Carnival Stock (NYSE:CCL)
In a research note published on Thursday, Tigress Financial reaffirmed its Buy rating on Carnival stock (NYSE:CCL) and set a price objective of $13 per share.
Investors were informed in a note by the companys analysts that the company believes a significant post-pandemic travel rebound and re-accelerating growth in the cruise sector will continue to drive positive booking and price trends.
The analysts noted that CCL stock could have a considerable improvement in Business Performance trends as cruise industry booking patterns continue to accelerate, the industry experiences a continuing rebound, and as it restores its fleet to service coupled with continuous fleet optimization and improved operational efficiency.
The analysts believed that solid booking and onboard spending patterns would support a considerable rebound in company performance trends, revenue, and economic operating cash flow. Net operating profit after tax is projected to approach pre-pandemic record levels by the end of 2023.

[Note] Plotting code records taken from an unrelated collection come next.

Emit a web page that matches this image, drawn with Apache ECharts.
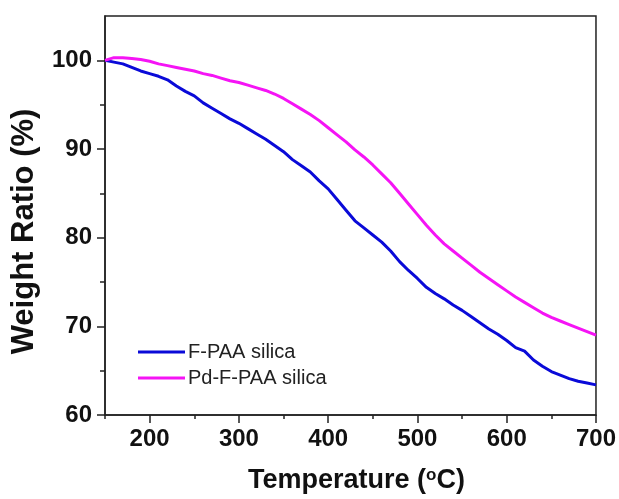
<!DOCTYPE html>
<html>
<head>
<meta charset="utf-8">
<script src="https://cdn.jsdelivr.net/npm/echarts@6/dist/echarts.min.js"></script>
<style>
  html, body { margin: 0; padding: 0; background: #fff; }
  #myChart { width: 619px; height: 499px; }
</style>
</head>
<body>
<div id="myChart"></div>
<script>
  // 温度 (°C)
  var temps = [150, 160, 170, 180, 190, 200, 210, 220, 230, 240, 250, 260, 270, 280, 290,
    300, 310, 320, 330, 340, 350, 360, 370, 380, 390, 400, 410, 420, 430, 440, 450,
    460, 470, 480, 490, 500, 510, 520, 530, 540, 550, 560, 570, 580, 590, 600, 610,
    620, 630, 640, 650, 660, 670, 680, 690, 700];
  var fpaa = [100.0, 99.8, 99.6, 99.2, 98.8, 98.5, 98.2, 97.8, 97.1, 96.5, 96.0, 95.2, 94.6, 94.0, 93.4,
    92.9, 92.3, 91.7, 91.1, 90.4, 89.7, 88.8, 88.1, 87.4, 86.4, 85.5, 84.3, 83.1, 81.9, 81.1, 80.3,
    79.5, 78.5, 77.3, 76.3, 75.4, 74.4, 73.7, 73.1, 72.4, 71.8, 71.1, 70.4, 69.7, 69.1, 68.4, 67.6,
    67.2, 66.2, 65.5, 64.9, 64.5, 64.1, 63.8, 63.6, 63.4];
  var pdfpaa = [100.0, 100.3, 100.3, 100.2, 100.1, 99.9, 99.6, 99.4, 99.2, 99.0, 98.8, 98.5, 98.3, 98.0, 97.7,
    97.5, 97.2, 96.9, 96.6, 96.2, 95.7, 95.1, 94.5, 93.9, 93.2, 92.4, 91.6, 90.8, 89.9, 89.1, 88.2,
    87.2, 86.2, 85.0, 83.8, 82.6, 81.4, 80.3, 79.3, 78.5, 77.7, 76.9, 76.1, 75.4, 74.7, 74.0, 73.3,
    72.7, 72.1, 71.5, 71.0, 70.6, 70.2, 69.8, 69.4, 69.0];
  var xMajor = [200, 300, 400, 500, 600, 700];
  var xMinor = [150, 250, 350, 450, 550, 650];
  var yMajor = [60, 70, 80, 90, 100];
  var yMinor = [65, 75, 85, 95];
  var legendData = ['F-PAA silica', 'Pd-F-PAA silica'];

  function pairs(ys) {
    return temps.map(function (t, i) { return [t, ys[i]]; });
  }

  var myChart = echarts.init(document.getElementById('myChart'));
  var fontFamily = 'Liberation Sans, Arial, sans-serif';
  var axisColor = '#222';

  var option = {
    animation: false,
    backgroundColor: '#fff',
    grid: {
      left: 105, right: 22, top: 16, bottom: 82,
      show: true,
      borderColor: axisColor,
      borderWidth: 1.5
    },
    legend: {
      orient: 'vertical',
      left: 133,
      top: 337,
      data: legendData,
      icon: 'rect',
      itemWidth: 47,
      itemHeight: 3,
      itemGap: 6,
      textStyle: { fontFamily: fontFamily, fontSize: 20, color: '#222', padding: [0, 0, 0, -2] }
    },
    xAxis: [{
      type: 'value',
      min: 150,
      max: 700,
      name: 'Temperature ({sup|o}C)',
      nameLocation: 'middle',
      nameGap: 52,
      nameTextStyle: {
        fontFamily: fontFamily, fontSize: 27, fontWeight: 'bold', color: '#111',
        padding: [0, 0, 0, 12],
        rich: {
          sup: { fontFamily: fontFamily, fontSize: 17, fontWeight: 'bold', color: '#111', verticalAlign: 'top', padding: [0, 0, 10, 0] }
        }
      },
      axisLine: { show: true, lineStyle: { color: axisColor, width: 1.5 } },
      axisTick: { show: true, length: 8, customValues: xMajor, lineStyle: { color: axisColor, width: 1.5 } },
      axisLabel: {
        customValues: xMajor, margin: 12,
        fontFamily: fontFamily, fontSize: 24, fontWeight: 'bold', color: '#111'
      },
      splitLine: { show: false }
    }, {
      type: 'value',
      min: 150,
      max: 700,
      position: 'bottom',
      axisLine: { show: false },
      axisTick: { show: true, length: 4, customValues: xMinor, lineStyle: { color: axisColor, width: 1.5 } },
      axisLabel: { show: false },
      splitLine: { show: false }
    }],
    yAxis: [{
      type: 'value',
      min: 60,
      max: 105,
      name: 'Weight Ratio (%)',
      nameLocation: 'middle',
      nameGap: 65,
      nameTextStyle: {
        fontFamily: fontFamily, fontSize: 31, fontWeight: 'bold', color: '#111',
        padding: [0, 32, 0, 0]
      },
      axisLine: { show: true, lineStyle: { color: axisColor, width: 1.5 } },
      axisTick: { show: true, length: 8, customValues: yMajor, lineStyle: { color: axisColor, width: 1.5 } },
      axisLabel: {
        customValues: yMajor, margin: 13,
        fontFamily: fontFamily, fontSize: 24, fontWeight: 'bold', color: '#111'
      },
      splitLine: { show: false }
    }, {
      type: 'value',
      min: 60,
      max: 105,
      position: 'left',
      axisLine: { show: false },
      axisTick: { show: true, length: 5, customValues: yMinor, lineStyle: { color: axisColor, width: 1.5 } },
      axisLabel: { show: false },
      splitLine: { show: false }
    }],
    series: [
      {
        name: legendData[0],
        type: 'line',
        showSymbol: false,
        color: '#0a0ad8',
        lineStyle: { width: 3, color: '#0a0ad8' },
        data: pairs(fpaa)
      },
      {
        name: legendData[1],
        type: 'line',
        showSymbol: false,
        color: '#f514f5',
        lineStyle: { width: 3, color: '#f514f5' },
        data: pairs(pdfpaa)
      }
    ]
  };
  myChart.setOption(option);
</script>
</body>
</html>
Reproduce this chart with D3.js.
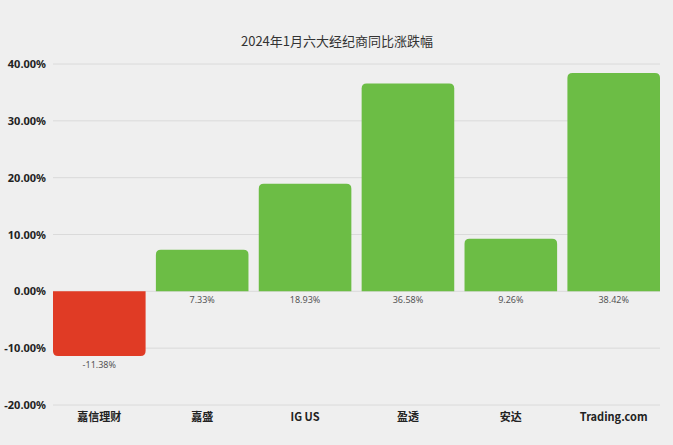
<!DOCTYPE html>
<html><head><meta charset="utf-8">
<script src="https://cdn.jsdelivr.net/npm/d3@7"></script>
<style>
html,body{margin:0;padding:0;background:#efefef;}
svg{display:block;font-family:"Noto Sans CJK SC","Noto Sans",sans-serif;}
</style></head>
<body>
<svg id="chart" width="673" height="445"></svg>
<script>
const title = "2024年1月六大经纪商同比涨跌幅";
const categories = ["嘉信理财", "嘉盛", "IG US", "盈透", "安达", "Trading.com"];
const values = [-11.38, 7.33, 18.93, 36.58, 9.26, 38.42];
const yTicks = [-20, -10, 0, 10, 20, 30, 40];

const svg = d3.select("#chart");
const W = 673, H = 445;
svg.append("rect").attr("width", W).attr("height", H).attr("fill", "#efefef");

const x = d3.scaleBand().domain(categories).range([53, 660]).paddingInner(0.1).paddingOuter(0);
const y = d3.scaleLinear().domain([-20, 40]).range([405, 64]);
const pct = d => d3.format(".2f")(d).replace("\u2212", "-") + "%";

svg.append("text").attr("x", 337).attr("y", 46).attr("text-anchor", "middle")
  .attr("font-size", 13).attr("fill", "#333").text(title);

// grid
svg.append("g").selectAll("line").data(yTicks).join("line")
  .attr("x1", 53).attr("x2", 660)
  .attr("y1", d => y(d)).attr("y2", d => y(d))
  .attr("stroke", "#dadada").attr("stroke-width", 1);

// y axis labels
const yAxis = d3.axisLeft(y).tickValues(yTicks).tickSize(0).tickPadding(0).tickFormat(pct);
const ga = svg.append("g").attr("transform", "translate(46,0)").call(yAxis);
ga.select(".domain").remove();
ga.selectAll("text").attr("font-size", 11).attr("font-weight", "bold").attr("fill", "#222")
  .attr("font-family", "'Noto Sans','Noto Sans CJK SC',sans-serif");

// bars with rounded value end
const r = 5;
function barPath(d, i) {
  const x0 = x(categories[i]), w = x.bandwidth();
  const y0 = y(0), y1 = y(d);
  const s = d >= 0 ? 1 : -1;
  return `M${x0},${y0}V${y1 + s * r}Q${x0},${y1} ${x0 + r},${y1}H${x0 + w - r}Q${x0 + w},${y1} ${x0 + w},${y1 + s * r}V${y0}Z`;
}
svg.append("g").selectAll("path").data(values).join("path")
  .attr("d", (d, i) => barPath(d, i))
  .attr("fill", d => d >= 0 ? "#6cbd45" : "#e03b25");

// value labels
svg.append("g").selectAll("text").data(values).join("text")
  .attr("x", (d, i) => x(categories[i]) + x.bandwidth() / 2)
  .attr("y", d => d >= 0 ? y(0) + 12 : y(d) + 12)
  .attr("text-anchor", "middle").attr("font-size", 9).attr("fill", "#555")
  .attr("font-family", "'Noto Sans',sans-serif")
  .text(pct);

// category labels
svg.append("g").selectAll("text").data(categories).join("text")
  .attr("x", d => x(d) + x.bandwidth() / 2)
  .attr("y", 421)
  .attr("text-anchor", "middle").attr("font-size", 11).attr("font-weight", "bold").attr("fill", "#222")
  .text(d => d);
</script>
</body></html>
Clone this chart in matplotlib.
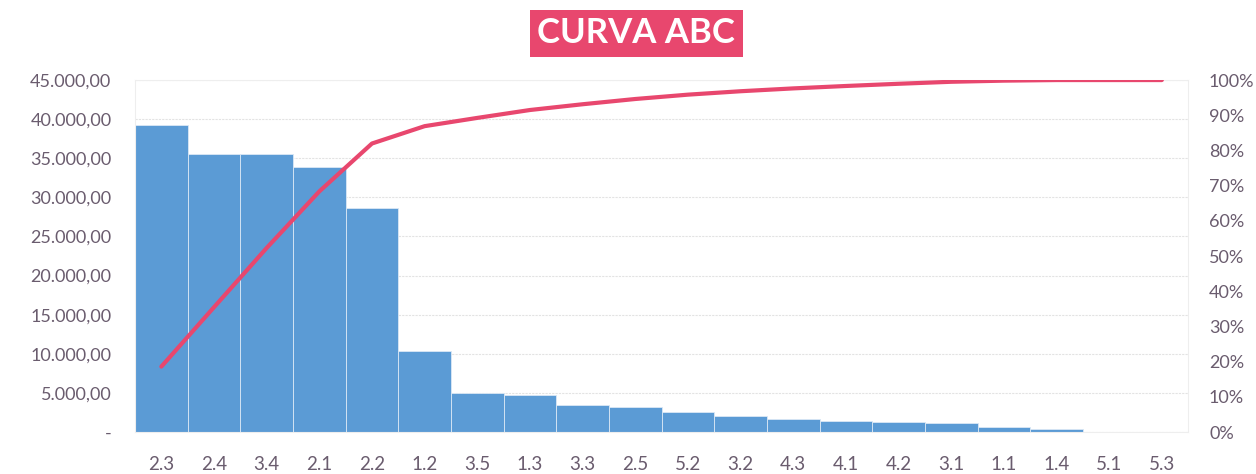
import numpy as np
import matplotlib
matplotlib.use("Agg")
import matplotlib.pyplot as plt
from matplotlib.ticker import FuncFormatter

# === DADOS ===
categorias = ["2.3", "2.4", "3.4", "2.1", "2.2", "1.2", "3.5", "1.3", "3.3", "2.5",
              "5.2", "3.2", "4.3", "4.1", "4.2", "3.1", "1.1", "1.4", "5.1", "5.3"]
valores = [39200, 35600, 35500, 33900, 28700, 10400, 4950, 4730, 3450, 3150,
           2600, 2050, 1700, 1450, 1320, 1200, 680, 350, 0, 0]

# percentual acumulado (curva ABC)
acumulado = np.cumsum(valores) / np.sum(valores)

# === ESTILO ===
plt.rcParams['font.family'] = ['Lato', 'DejaVu Sans']
cor_barra = '#5b9bd5'
cor_linha = '#e8476e'
cor_texto = '#6a5c6e'

fig = plt.figure(figsize=(12.56, 4.74), dpi=100)
ax = fig.add_axes([0.1075, 0.0886, 0.8385, 0.7425])
x = np.arange(len(categorias))

ax.bar(x, valores, width=1.0, color=cor_barra, edgecolor='#dbe8f5', linewidth=0.6, zorder=2)
ax.set_xlim(-0.5, len(categorias) - 0.5)
ax.set_ylim(0, 45000)
ax.set_yticks(np.arange(0, 45001, 5000))
ax.yaxis.set_major_formatter(FuncFormatter(
    lambda v, p: '-' if v == 0 else f"{v:,.2f}".replace(',', 'X').replace('.', ',').replace('X', '.')))
ax.set_xticks(x)
ax.set_xticklabels(categorias)
ax.grid(axis='y', color='#e3e3e3', linewidth=0.8, linestyle=(0, (2, 1)), zorder=0)
ax.tick_params(axis='both', length=0, labelsize=13, colors=cor_texto)
ax.tick_params(axis='y', pad=17)
ax.tick_params(axis='x', pad=17, labelsize=13.5)
for s in ax.spines.values():
    s.set_color('#eeeeee')
    s.set_linewidth(0.8)

ax2 = ax.twinx()
ax2.plot(x, acumulado, color=cor_linha, linewidth=3, solid_capstyle='round', zorder=3)
ax2.set_ylim(0, 1)
ax2.set_yticks(np.arange(0, 1.01, 0.1))
ax2.yaxis.set_major_formatter(FuncFormatter(lambda v, p: f"{v*100:.0f}%"))
ax2.tick_params(axis='y', length=0, labelsize=13, colors=cor_texto, pad=15)
for s in ax2.spines.values():
    s.set_visible(False)

fig.text(0.5065, 0.93, "CURVA ABC", ha='center', va='center', fontsize=25,
         fontweight='bold', color='white',
         bbox=dict(boxstyle='square,pad=0.22', facecolor=cor_linha, edgecolor='none'))

fig.savefig("out.png", dpi=100)
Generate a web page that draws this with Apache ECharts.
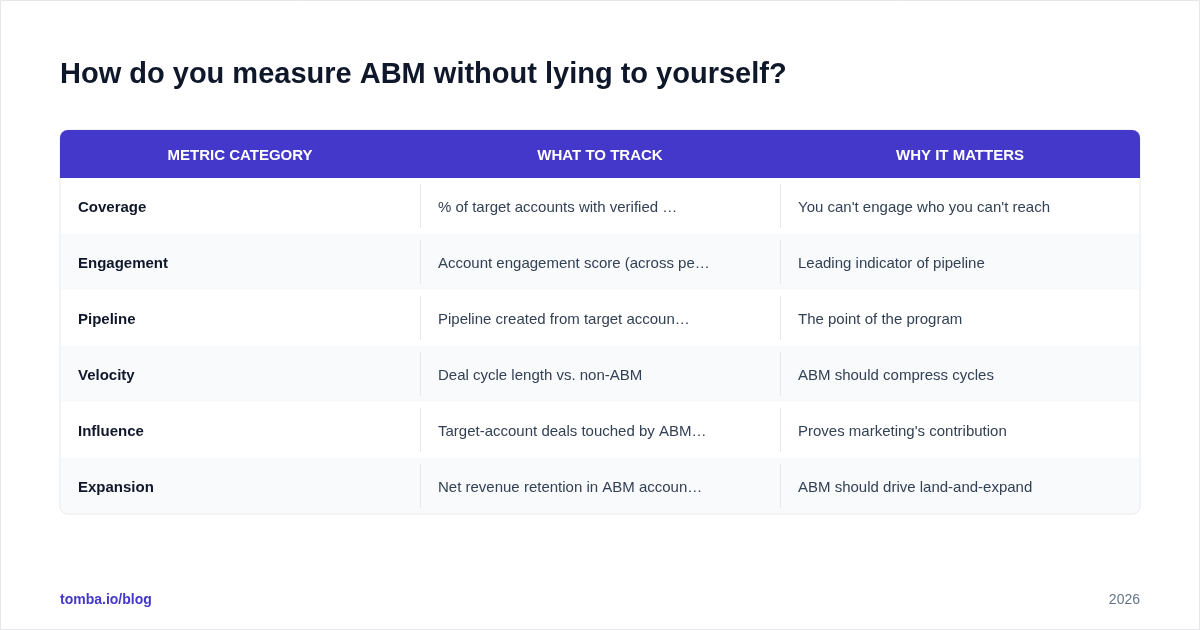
<!DOCTYPE html>
<html style="height: 100%">
<head>
    <meta charset="utf-8">
    <script src="https://cdn.jsdelivr.net/npm/echarts@6/dist/echarts.min.js"></script>
</head>
<body style="height: 100%; margin: 0; background: #fff">
    <div id="main" style="width:1200px;height:630px;"></div>
    <script type="text/javascript">
    var titleText = 'How do you measure ABM without lying to yourself?';
    var headers = ['METRIC CATEGORY', 'WHAT TO TRACK', 'WHY IT MATTERS'];
    var categories = ['Coverage', 'Engagement', 'Pipeline', 'Velocity', 'Influence', 'Expansion'];
    var whatToTrack = [
        '% of target accounts with verified \u2026',
        'Account engagement score (across pe\u2026',
        'Pipeline created from target accoun\u2026',
        'Deal cycle length vs. non-ABM',
        'Target-account deals touched by ABM\u2026',
        'Net revenue retention in ABM accoun\u2026'
    ];
    var whyItMatters = [
        "You can't engage who you can't reach",
        'Leading indicator of pipeline',
        'The point of the program',
        'ABM should compress cycles',
        "Proves marketing's contribution",
        'ABM should drive land-and-expand'
    ];
    var footerLeft = 'tomba.io/blog';
    var footerRight = '2026';

    var myChart = echarts.init(document.getElementById('main'));
    var font = 'Liberation Sans, Arial, sans-serif';
    var L = 60, R = 1140, headTop = 130, headH = 48, rowH = 56;
    var colX = [60, 420, 780, 1140];
    var dy = 2; // nudge text down to match baseline
    var els = [];

    // page border
    els.push({ type: 'rect', shape: { x: 0.5, y: 0.5, width: 1199, height: 629 },
        style: { fill: '#fff', stroke: '#e5e7eb', lineWidth: 1 } });
    els.push({ type: 'text', x: L, y: 75, style: { text: titleText, fill: '#0f172a',
        font: 'bold 29px ' + font, textVerticalAlign: 'middle', textAlign: 'left' } });

    var tableBottom = headTop + headH + rowH * categories.length;
    els.push({ type: 'rect', shape: { x: L, y: headTop, width: R - L, height: tableBottom - headTop, r: 8 },
        style: { fill: '#fff', stroke: '#e5e7eb', lineWidth: 1 } });
    categories.forEach(function (c, i) {
        var y = headTop + headH + i * rowH;
        if (i % 2 === 1) {
            els.push({ type: 'rect', shape: { x: L + 1, y: y, width: R - L - 2, height: rowH - (i === categories.length - 1 ? 1 : 0),
                r: i === categories.length - 1 ? [0, 0, 8, 8] : 0 }, style: { fill: '#f8fafc' } });
        }
        var cells = [c, whatToTrack[i], whyItMatters[i]];
        cells.forEach(function (t, j) {
            els.push({ type: 'text', x: colX[j] + 18, y: y + rowH / 2 + dy, style: { text: t,
                fill: j === 0 ? '#0f172a' : '#334155', font: (j === 0 ? 'bold ' : '') + '15px ' + font,
                textVerticalAlign: 'middle', textAlign: 'left' } });
            if (j > 0) {
                els.push({ type: 'line', shape: { x1: colX[j] + 0.5, y1: y + 6, x2: colX[j] + 0.5, y2: y + rowH - 6 },
                    style: { stroke: '#e5e7eb', lineWidth: 1 } });
            }
        });
    });
    els.push({ type: 'rect', shape: { x: L, y: headTop, width: R - L, height: headH, r: [8, 8, 0, 0] },
        style: { fill: '#4338ca' } });
    headers.forEach(function (h, j) {
        els.push({ type: 'text', x: (colX[j] + colX[j + 1]) / 2, y: headTop + headH / 2 + dy, style: { text: h,
            fill: '#fff', font: 'bold 15px ' + font, textVerticalAlign: 'middle', textAlign: 'center' } });
    });
    els.push({ type: 'text', x: L, y: 600, style: { text: footerLeft, fill: '#4338ca',
        font: 'bold 14px ' + font, textVerticalAlign: 'middle', textAlign: 'left' } });
    els.push({ type: 'text', x: R, y: 600, style: { text: footerRight, fill: '#64748b',
        font: '14px ' + font, textVerticalAlign: 'middle', textAlign: 'right' } });

    myChart.setOption({ animation: false, graphic: { elements: els } });
    </script>
</body>
</html>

Eight of CCLs nine cruise brands are expected to have their complete fleet in service by the end of 2022, positioning the company to reap the benefits of the tourism industrys post-pandemic rebound, rising consumer spending patterns, and the companys continued ramp-up of fleet deployment. Demand for cruises is holding steady, and it is anticipated that CCL would return to its pre-COVID revenue levels by the end of 2023, analysts said.